The conventional wisdom on the Houthis had been that they didn’t actually want responsibility for running the country, just strong influence over the official leaders. That view was either wrong, or Houthi leaders changed their mind after a taste of power.
The takeover, which comes after the failure of U.N.-brokered power-sharing talks, will deeply alarm neighboring Saudi Arabia, which views the Shiite Houthis as an Iranian proxy and cut off economic assistance to Yemen after the Houthis moved into the capital last fall. It will also likely galvanize the campaign of separatists in the heavily Sunni south of the country, which has only been unified since 1990.
The implications for the U.S. aren’t as clear. Not so long ago, President Obama was touting Yemen as a model for how the U.S. could combat terrorism without heavy troop commitments. I would hope that recent events would cause some reflection on whether the U.S. drone campaign undermined support for Hadi and contributed to the country’s instability. But the drones strikes have resumed after a brief pause and there are some hints that despite their “death to America” rhetoric, Yemen’s new rulers might actually be privately accommodating to U.S. strikes against the mutual enemy, al-Qaida.

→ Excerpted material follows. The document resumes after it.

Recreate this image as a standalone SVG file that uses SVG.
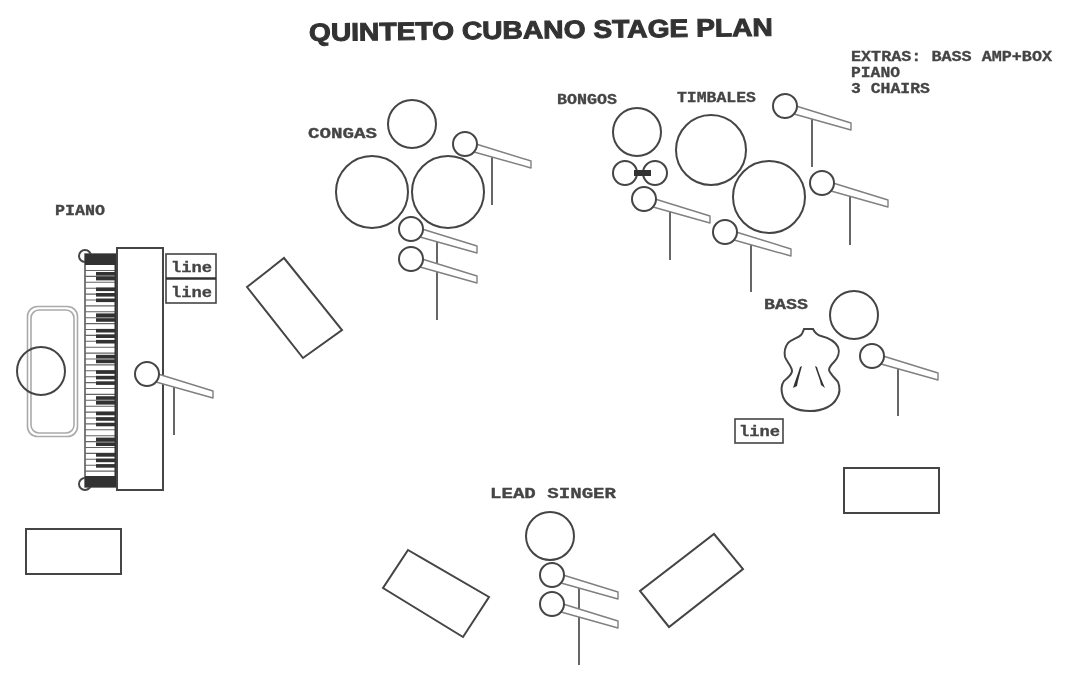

The fact that the Iranian-backed Houthis and the U.S. are fighting a common enemy in Yemen is interesting to consider in light of the situation in Iraq and Syria, where the U.S. and Iran are in an unspoken alliance against ISIS. Whether or not it’s actually been privately agreed upon, even the perception that the U.S. is cooperating with Iran and its proxies against al-Qaida could make some other U.S. allies in the area nervous. Obama bringing the entire U.S. national security establishment to Saudi Arabia with him last week could have been one attempt at reassurance. I’ll be interested to see if and how Benjamin Netanyahu addresses the notion of U.S.-Iranian common interests when he comes to Washington next month.